Nigeria’s New Weather Puzzle: When Cold and Heat Collide
Lagos, Nigeria
At 6 a.m., the streets of Yaba glistened with dew, and commuters pulled their jackets tighter as a chill hung over the city. “I thought I was in Jos, not Lagos,” laughed bus driver Ibrahim Yusuf, rubbing his hands together before gripping the steering wheel. By midday, however, the sun burned mercilessly, and the very same passengers who had shivered in the morning were now fanning themselves furiously in traffic.
This is the new reality of Nigeria’s climate puzzle: a single day can carry the breath of harmattan and the sting of the Sahara. The Nigerian Meteorological Agency (NiMet) has noted unusual cold spells in southern states during months once known for steady heat, followed by sharp temperature spikes in the afternoons. Farmers in the north, meanwhile, say that rains often arrive early, disappear suddenly, and return when least expected.

Nigeria’s map released by NiMet showing Heat and cold wave
For many Nigerians, these swings are more than a curiosity they are a disruption of daily life.
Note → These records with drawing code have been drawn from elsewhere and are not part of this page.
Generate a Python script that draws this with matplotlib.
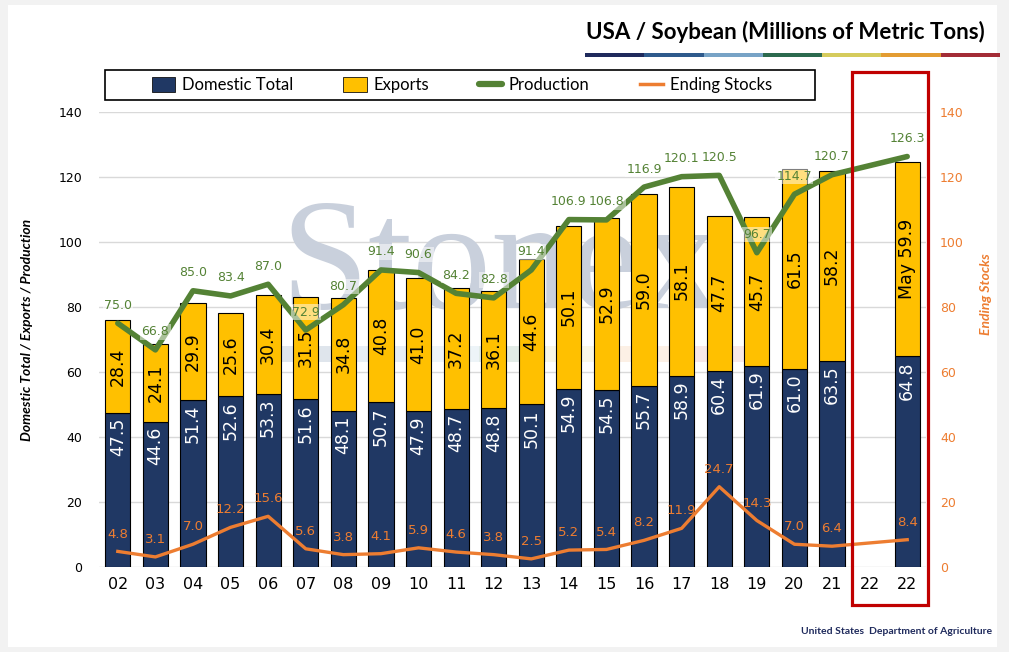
import numpy as np
import matplotlib
matplotlib.use("Agg")
import matplotlib.pyplot as plt
from matplotlib.patches import Rectangle, Patch
from matplotlib.lines import Line2D

years = ["02","03","04","05","06","07","08","09","10","11","12","13","14","15","16","17","18","19","20","21","22","22"]
domestic = [47.5,44.6,51.4,52.6,53.3,51.6,48.1,50.7,47.9,48.7,48.8,50.1,54.9,54.5,55.7,58.9,60.4,61.9,61.0,63.5,np.nan,64.8]
exports = [28.4,24.1,29.9,25.6,30.4,31.5,34.8,40.8,41.0,37.2,36.1,44.6,50.1,52.9,59.0,58.1,47.7,45.7,61.5,58.2,np.nan,59.9]
production = [75.0,66.8,85.0,83.4,87.0,72.9,80.7,91.4,90.6,84.2,82.8,91.4,106.9,106.8,116.9,120.1,120.5,96.7,114.7,120.7,np.nan,126.3]
ending = [4.8,3.1,7.0,12.2,15.6,5.6,3.8,4.1,5.9,4.6,3.8,2.5,5.2,5.4,8.2,11.9,24.7,14.3,7.0,6.4,np.nan,8.4]
export_prefix = [""]*21 + ["May "]

NAVY = "#203864"
YELLOW = "#FFC000"
GREEN = "#548235"
ORANGE = "#ED7D31"

W, H = 1009, 652
fig = plt.figure(figsize=(W/100, H/100), dpi=100)
fig.patch.set_facecolor("#f2f2f2")
fig.patches.append(Rectangle((8/W, 1-647/H), (997-8)/W, (647-5)/H, transform=fig.transFigure,
                             facecolor="white", edgecolor="none", zorder=-10))

ax = fig.add_axes([99/W, 1-567/H, (926-99)/W, (567-112)/H])
ax.set_facecolor("none")
x = np.arange(len(years))
dom = np.array(domestic, dtype=float)
exp_ = np.array(exports, dtype=float)
prod = np.array(production, dtype=float)
end = np.array(ending, dtype=float)

ax.bar(x, dom, width=0.67, color=NAVY, edgecolor="black", linewidth=0.8, zorder=1)
ax.bar(x, exp_, bottom=dom, width=0.67, color=YELLOW, edgecolor="black", linewidth=0.8, zorder=1)

m = ~np.isnan(prod)
ax.plot(x[m], prod[m], color=GREEN, linewidth=4, solid_joinstyle="round", solid_capstyle="round", zorder=3)

ax.set_xlim(-0.5, len(years)-0.5)
ax.set_ylim(0, 140)
ax.set_yticks(np.arange(0, 141, 20))
ax.set_xticks(x)
ax.set_xticklabels(years, fontsize=11.5, family="DejaVu Sans")
ax.tick_params(axis="y", length=0, labelsize=9, pad=12)
ax.tick_params(axis="x", length=0, pad=7)
ax.yaxis.grid(True, color="#d9d9d9", linewidth=1)
ax.set_axisbelow(True)
for s in ax.spines.values():
    s.set_visible(False)

# labels
for i in range(len(years)):
    if np.isnan(dom[i]):
        continue
    ax.text(x[i], dom[i]-1.5, f"{dom[i]:.1f}", rotation=90, ha="center", va="top",
            color="white", fontsize=12.5, zorder=4)
    ax.text(x[i], dom[i]+exp_[i]/2, f"{export_prefix[i]}{exp_[i]:.1f}", rotation=90, ha="center",
            va="center", color="black", fontsize=12.5, zorder=4)
    ax.annotate(f"{prod[i]:.1f}", (x[i], prod[i]), xytext=(0, 13), textcoords="offset points",
                ha="center", va="center", color=GREEN, fontsize=9,
                bbox=dict(boxstyle="square,pad=0.1", facecolor="white", edgecolor="none", alpha=0.5),
                zorder=5)

# watermark (behind bars)
ax.text(500/W, 1-270/H, "Stonex", transform=fig.transFigure, ha="center", va="center",
        fontsize=114, family="Liberation Serif", color="#c9d0dc", zorder=0.8)
band_cols = ["#4f6f96", "#7aa6c8", "#9cc3dc", "#5f9a7a", "#e0d480", "#f0b070", "#d98080"]
bx0, bx1 = 280, 745
bw = (bx1 - bx0) / len(band_cols)
for k, c in enumerate(band_cols):
    ax.add_patch(Rectangle(((bx0 + k*bw)/W, 1-362/H), bw/W, 16/H, transform=fig.transFigure,
                           facecolor=c, edgecolor="none", alpha=0.18, zorder=0.8))

ax2 = ax.twinx()
ax2.set_ylim(0, 140)
ax2.set_yticks(np.arange(0, 141, 20))
me = ~np.isnan(end)
ax2.plot(x[me], end[me], color=ORANGE, linewidth=2.4, solid_joinstyle="round", zorder=3)
for i in range(len(years)):
    if np.isnan(end[i]):
        continue
    ax2.annotate(f"{end[i]:.1f}", (x[i], end[i]), xytext=(0, 12.5), textcoords="offset points",
                 ha="center", va="center", color=ORANGE, fontsize=9.5, zorder=5)
ax2.tick_params(axis="y", length=0, labelsize=9, colors=ORANGE, pad=10)
for s in ax2.spines.values():
    s.set_visible(False)

ax.set_ylabel("Domestic Total / Exports / Production", fontsize=10, family="Lato",
              fontweight="bold", style="italic")
ax.yaxis.set_label_coords(-0.08, 0.52)
ax2.set_ylabel("Ending Stocks", fontsize=10, family="Lato", fontweight="bold", style="italic",
               color=ORANGE)
ax2.yaxis.set_label_coords(1.065, 0.6)

# title
fig.text(985/W, 1-32/H, "USA / Soybean (Millions of Metric Tons)", ha="right", va="center",
         fontsize=16, family="Lato", fontweight="bold", color="black")
stripe = ["#1f2a5c", "#2e5a8c", "#77a3c6", "#2c6a4e", "#d5cb5c", "#e39c32", "#a32c36"]
sx0, sx1 = 585, 1000
sw = (sx1 - sx0) / len(stripe)
for k, c in enumerate(stripe):
    fig.patches.append(Rectangle(((sx0 + k*sw)/W, 1-57/H), sw/W, 4/H, transform=fig.transFigure,
                                 facecolor=c, edgecolor="none"))

# legend
fig.patches.append(Rectangle((105/W, 1-100/H), 710/W, 30/H, transform=fig.transFigure,
                             facecolor="white", edgecolor="black", linewidth=1.2, zorder=5))
handles = [Patch(facecolor=NAVY, edgecolor="#111111", linewidth=0.6, label="Domestic Total"),
           Patch(facecolor=YELLOW, edgecolor="#111111", linewidth=0.6, label="Exports"),
           Line2D([], [], color=GREEN, linewidth=4.5, solid_capstyle="round", label="Production"),
           Line2D([], [], color=ORANGE, linewidth=2.5, label="Ending Stocks")]
leg = fig.legend(handles=handles, loc="center", bbox_to_anchor=(462/W, 1-85/H), ncol=4,
                 frameon=False, prop=dict(family="Lato", size=12), handlelength=1.4,
                 handleheight=1.0, handletextpad=0.4, columnspacing=3.0)
leg.set_zorder(6)

# red box
fig.patches.append(Rectangle((852/W, 1-605/H), 76/W, 533/H, transform=fig.transFigure,
                             facecolor="none", edgecolor="#C00000", linewidth=2.3, zorder=7))

fig.text(992/W, 1-631/H, "United States  Department of Agriculture", ha="right", va="center",
         fontsize=7.5, family="Lato", fontweight="bold", color="#1f2a5c")

fig.savefig("out.png", dpi=100, facecolor=fig.get_facecolor())
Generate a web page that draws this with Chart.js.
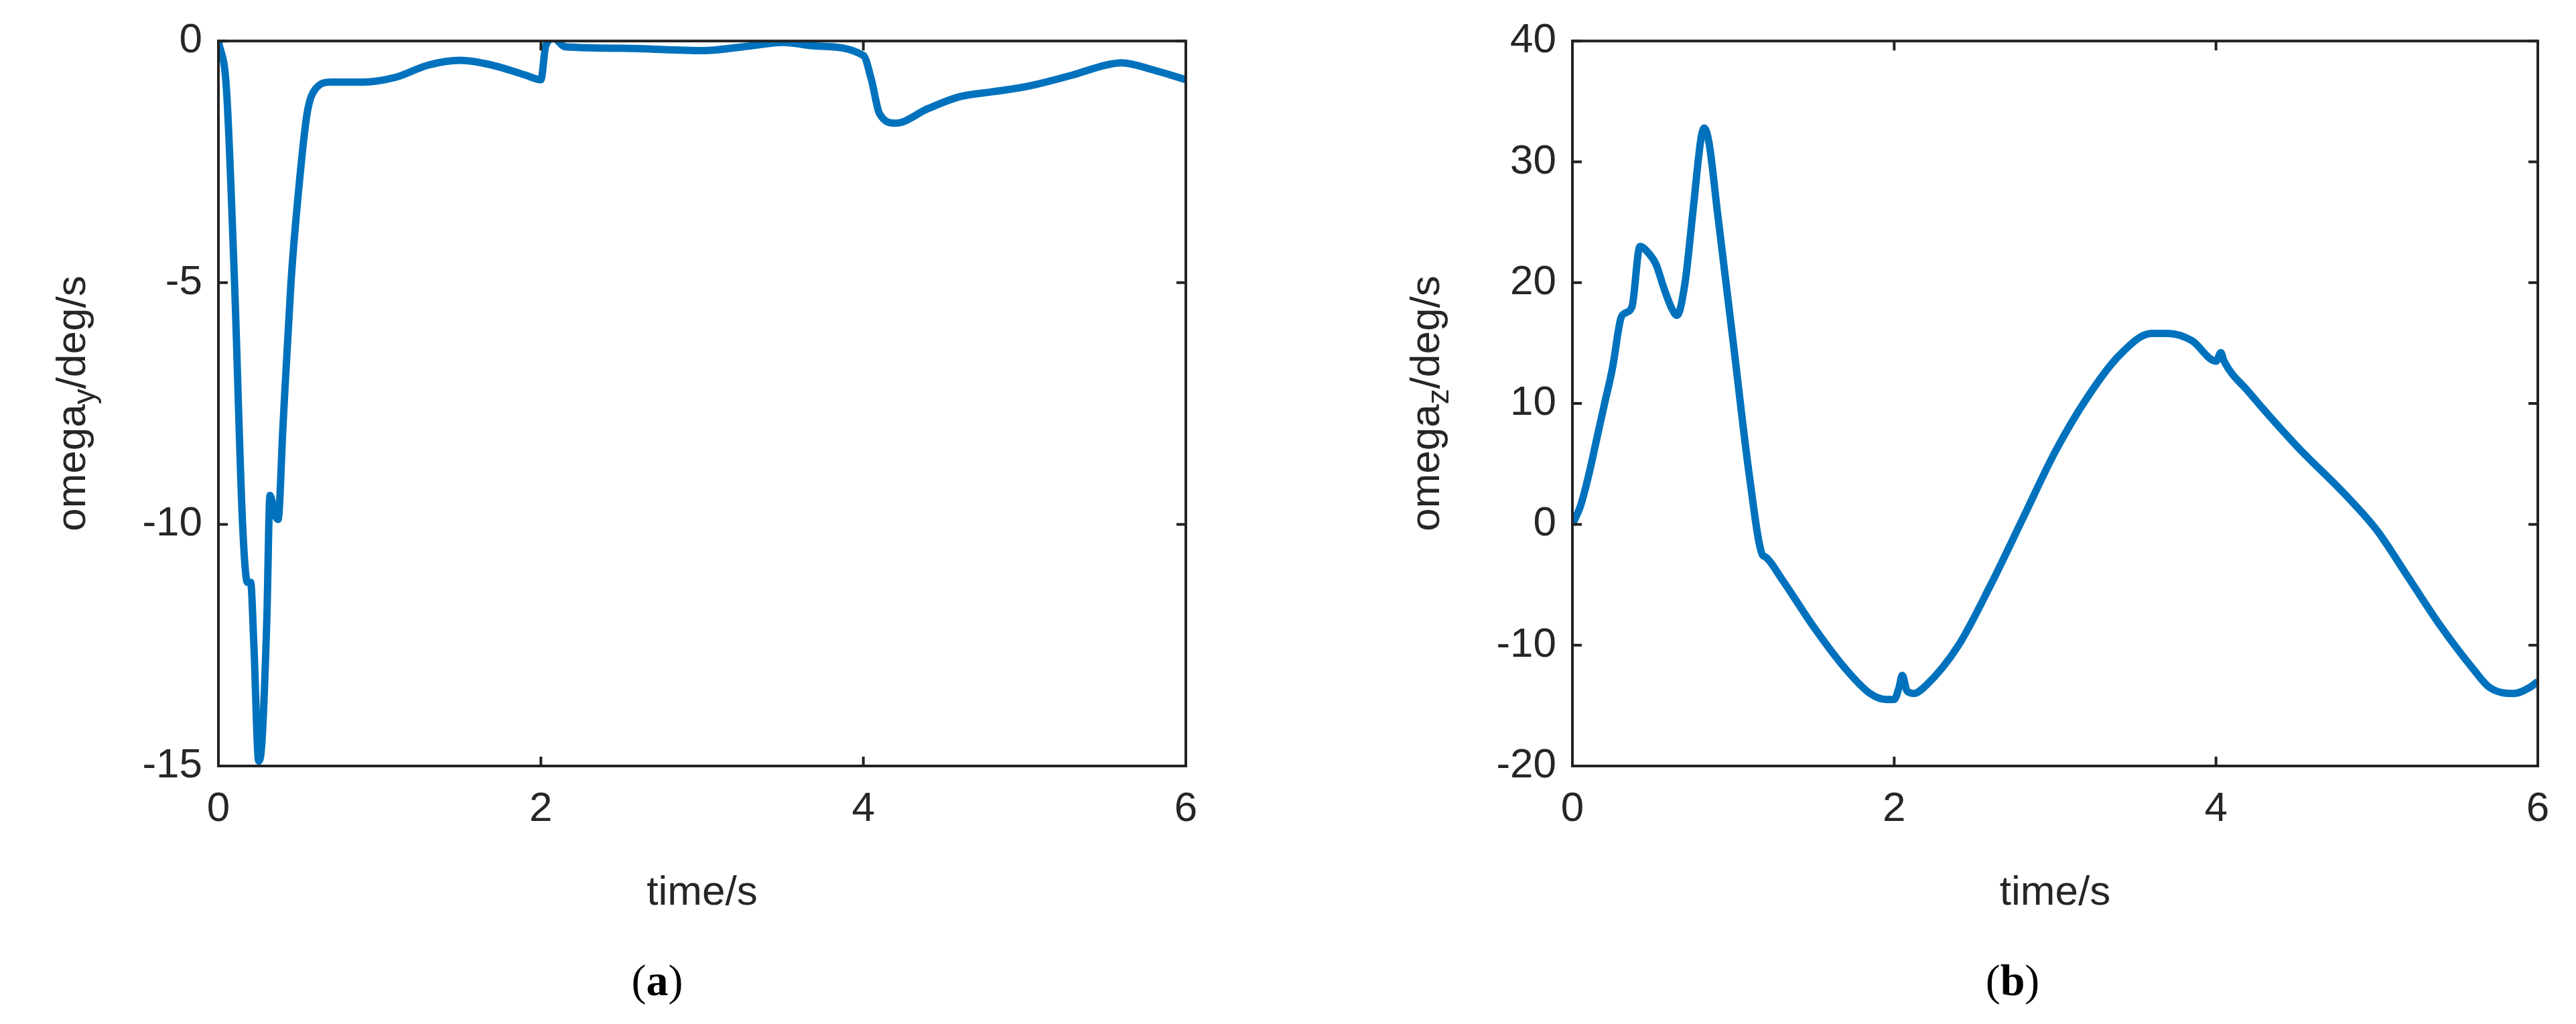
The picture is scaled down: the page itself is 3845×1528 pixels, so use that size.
<!DOCTYPE html>
<html><head><meta charset="utf-8">
<script src="https://cdn.jsdelivr.net/npm/chart.js@4"></script>
<style>
html,body{margin:0;padding:0;background:#fff;width:3845px;height:1528px;overflow:hidden;position:relative}
canvas{position:absolute;top:0}
.lab{position:absolute;top:1425px;font:66px "Liberation Serif",serif;color:#000;transform:translateX(-50%)}
</style></head><body>
<canvas id="ca" width="1830" height="1528" style="left:0"></canvas>
<canvas id="cb" width="1830" height="1528" style="left:2021px"></canvas>
<div class="lab" style="left:981px">(<b>a</b>)</div>
<div class="lab" style="left:3004px">(<b>b</b>)</div>
<script>
const timeA=[0,0.05,0.1,0.15,0.18,0.2,0.22,0.25,0.27,0.3,0.32,0.35,0.37,0.4,0.45,0.5,0.55,0.6,0.7,0.9,1.1,1.3,1.5,1.7,1.9,2.0,2.03,2.08,2.15,2.5,3.0,3.3,3.5,3.7,4.0,4.05,4.1,4.2,4.4,4.6,4.8,5.0,5.3,5.5,5.6,5.8,6.0];
const omegaY=[0,-1,-5,-10,-11.2,-11.2,-12.5,-14.9,-14.5,-12,-9.4,-9.8,-9.9,-8,-5,-3,-1.5,-1.0,-0.85,-0.85,-0.75,-0.5,-0.4,-0.5,-0.7,-0.8,-0.1,0.05,-0.12,-0.15,-0.2,-0.1,-0.03,-0.1,-0.3,-0.8,-1.5,-1.7,-1.4,-1.15,-1.05,-0.95,-0.7,-0.5,-0.45,-0.6,-0.8];
const timeB=[0,0.05,0.1,0.15,0.2,0.25,0.3,0.33,0.37,0.42,0.47,0.52,0.57,0.62,0.65,0.7,0.75,0.8,0.82,0.85,0.9,1.0,1.1,1.18,1.2,1.3,1.5,1.7,1.85,1.95,2.0,2.03,2.05,2.08,2.12,2.2,2.4,2.6,2.8,3.0,3.2,3.4,3.6,3.7,3.85,4.0,4.03,4.05,4.2,4.5,4.8,5.0,5.2,5.4,5.6,5.7,5.85,5.95,6.0];
const omegaZ=[0,1.5,4,7,10,13,17,17.5,18,23,22.5,21.5,19.5,17.8,17.3,20,26,32,32.8,31.5,26,15,4,-2.5,-2.7,-4.5,-8.5,-12,-14,-14.5,-14.5,-13.5,-12.5,-13.8,-14,-13.3,-10,-5,0.5,6,10.5,14,15.8,15.8,15.2,13.5,14.2,13.5,11,6.5,2.5,-0.5,-4.5,-8.5,-12,-13.5,-14,-13.5,-13];
const xTicks=[0,2,4,6];
const yTicksA=[-15,-10,-5,0];
const yTicksB=[-20,-10,0,10,20,30,40];

const FONT='"Liberation Sans", Arial, sans-serif';
const framePlugin={id:'frame',afterDraw(c,a,o){
  const ctx=c.ctx,ca=c.chartArea,xs=c.scales.x,ys=c.scales.y;
  ctx.save();ctx.strokeStyle='#222';ctx.lineWidth=4;
  ctx.strokeRect(ca.left,ca.top,ca.right-ca.left,ca.bottom-ca.top);
  const L=14;ctx.beginPath();
  o.xt.forEach(v=>{const p=xs.getPixelForValue(v);ctx.moveTo(p,ca.bottom);ctx.lineTo(p,ca.bottom-L);ctx.moveTo(p,ca.top);ctx.lineTo(p,ca.top+L);});
  o.yt.forEach(v=>{const p=ys.getPixelForValue(v);ctx.moveTo(ca.left,p);ctx.lineTo(ca.left+L,p);ctx.moveTo(ca.right,p);ctx.lineTo(ca.right-L,p);});
  ctx.stroke();
  ctx.translate(110,(ca.top+ca.bottom)/2);ctx.rotate(-Math.PI/2);
  ctx.fillStyle='#262626';ctx.textBaseline='middle';
  const big='62px '+FONT,small='46px '+FONT;
  ctx.font=big;const w1=ctx.measureText('omega').width,w3=ctx.measureText('/deg/s').width;
  ctx.font=small;const w2=ctx.measureText(o.sub).width;
  let x=-(w1+w2+w3)/2;ctx.textAlign='left';
  ctx.font=big;ctx.fillText('omega',x,0);x+=w1;
  ctx.font=small;ctx.fillText(o.sub,x,18);x+=w2;
  ctx.font=big;ctx.fillText('/deg/s',x,0);
  ctx.restore();
}};
function make(id,tx,ty,min,max,yt,sub,rp){
  new Chart(document.getElementById(id),{type:'line',
    data:{datasets:[{data:tx.map((t,i)=>({x:t,y:ty[i]})),borderColor:'#0072BD',borderWidth:11,pointRadius:0,tension:0.3,cubicInterpolationMode:'monotone',fill:false}]},
    options:{responsive:false,animation:false,layout:{padding:{left:0,right:rp,top:47,bottom:158}},
      plugins:{legend:{display:false},tooltip:{enabled:false},frame:{xt:xTicks,yt:yt,sub:sub}},
      scales:{
        x:{type:'linear',min:0,max:6,afterBuildTicks:s=>{s.ticks=xTicks.map(v=>({value:v}))},
          afterFit:s=>{s.height=227},
          grid:{display:false,drawTicks:false},border:{display:false},
          ticks:{color:'#262626',font:{family:FONT,size:62},padding:28,maxRotation:0},
          title:{display:true,text:'time/s',color:'#262626',font:{family:FONT,size:62},padding:{top:0,bottom:0}}},
        y:{type:'linear',min:min,max:max,afterBuildTicks:s=>{s.ticks=yt.map(v=>({value:v}))},
          afterFit:s=>{s.width=326},
          grid:{display:false,drawTicks:false},border:{display:false},
          ticks:{color:'#262626',font:{family:FONT,size:62},padding:24}}
      }},
    plugins:[framePlugin]});
}
make('ca',timeA,omegaY,-15,0,yTicksA,'y',60);
make('cb',timeB,omegaZ,-20,40,yTicksB,'z',63);
</script></body></html>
School children attending summer in Ikeja arrive in sweaters only to pull them off by the second lesson. Traders in Kaduna say vegetables now spoil faster because cold mornings give way to scorching afternoons that rot fresh produce in hours. “It is confusing,” says 58-year-old tomato seller madam Grace . “We cannot predict what to wear, what to sell, or how long our goods will last.”
READ ALSO: The Day the River Came: Nigeria’s Hidden Climate Exodus
Climate scientists say such extremes are evidence of increased variability driven by global warming. The United Nations Intergovernmental Panel on Climate Change (IPCC, 2023) warns that climate change is not just about hotter averages it is about wild swings that destabilize ecosystems, economies, and societies. In Nigeria, cold spells can lower crop germination rates, while sudden heat waves dry up young seedlings, compounding food insecurity.
Health experts are equally alarmed. The Federal Ministry of Health reports rising cases of respiratory infections linked to unseasonal chills, while hospitals also treat spikes in dehydration and heat exhaustion later in the day. “Our patients are caught in a climate whiplash,” says Dr. Olumide , a Lagos physician. “One morning they need blankets, the same evening they need fans. Their bodies struggle to adjust.”
The social consequences are just as stark. In rural Niger State, parents say children are falling sick more frequently, missing school days as families spend scarce money on medicines. In Port Harcourt, factory workers complain of fatigue and poor concentration due to temperature fluctuations inside poorly ventilated plants. The International Labour Organization (2024) estimates that unpredictable weather could cost African economies up to 5% of working hours annually by the next decade.
Yet, amidst confusion, adaptation is emerging. Some schools in Abuja are shifting lesson times earlier in the day to avoid the hottest afternoons. Farmers in Benue are experimenting with mixed cropping to hedge against erratic rains and unusual cold snaps. In Lagos, tech start-ups are designing low-cost weather apps in local languages to help traders, farmers, and commuters plan their day.
But adaptation, experts argue, is not enough. “What Nigeria is experiencing is a glimpse of a world destabilized by climate change,” says climate activist Oladosu. “If global emissions continue unchecked, we will see more confusion in our skies, more sickness in our homes, and more hunger in our markets.”
Back in Yaba, Ibrahim Yusuf leans on his bus as passengers debate whether to carry sweaters or umbrellas tomorrow. He shakes his head and smiles: “The weather does not respect anybody again.”
His words, half in jest, capture a serious truth, Nigeria’s climate is no longer a predictable rhythm but a shifting puzzle, where mornings freeze, afternoons burn, and the future feels like a question no one can answer.